2.3 Mortality, reproduction, dispersal
Besides lethality, we considered also natural and hunting mortality rates. For natural mortality we applied a 0.18 annual rate to juveniles and 0.12 to the other two age classes (Toïgo et al., 2008). Individuals who died of natural causes were transferred directly to the “non-infectious carcass” compartment of the model. Hunting rate in the post-recruited population was initially set at 0.3 for all age classes. Then, to test for the effect of an increased hunting pressure on virus persistence probability, we also ran additional scenarios in which hunting pressure ranged from 0.4 to 0.6.
At the beginning of each year, each female wild boar was assigned a reproductive state, controlled by an age and density-dependent reproduction probability. All reproductive females were assigned a delivery reproduction day, ranging from 1 to 60, to allow for a uniform distribution of births during the birth season. Litter size was set to 4 for juveniles, 5 for yearlings, 6 for adults (Bieber and Ruf, 2005). Then, in the assigned day, they gave birth to the age-specific number of piglets with a 50:50 sex ratio. The piglets coordinates initially corresponded to those of their mother.

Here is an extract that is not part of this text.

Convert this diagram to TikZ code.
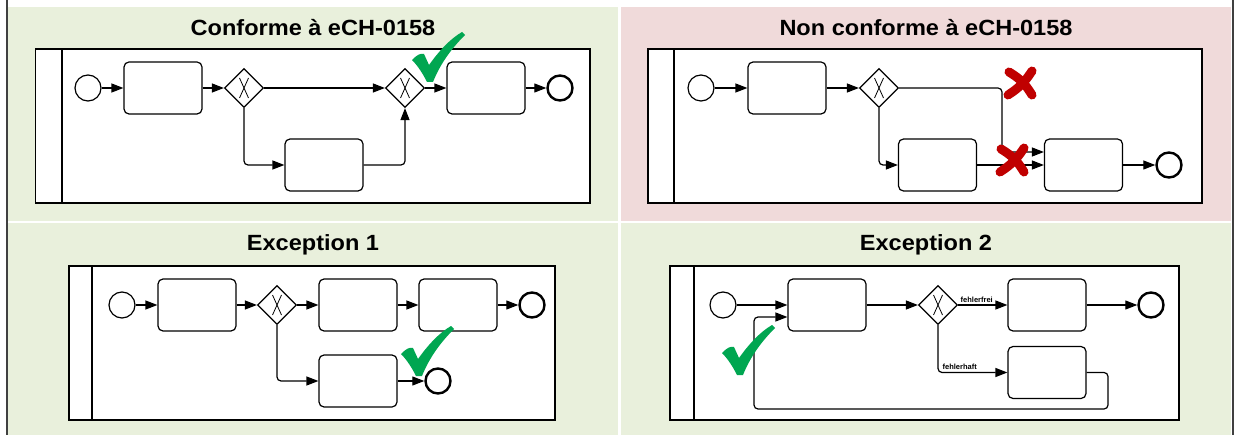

At the beginning of the dispersal season, all yearling individuals were assigned a dispersal state, generated through a sex-specific dispersal probability (0.7 for males, 0.4 for females; Truvé et al., 2004), a dispersal starting day, ranging from 1 to 40, and a dispersal duration ranging from 1 to 14 days for males, from 1 to 7 days for females (Truvé et al. 2004). Then, each day and for the entire duration of the dispersal season, each dispersing individual moved from its current cell to the neighbouring cell with the lowest wild boar density, thus mimicking the effort by dispersing animals to avoid intra-specific competition for resources. All model parameters are summarized in Tab. 1.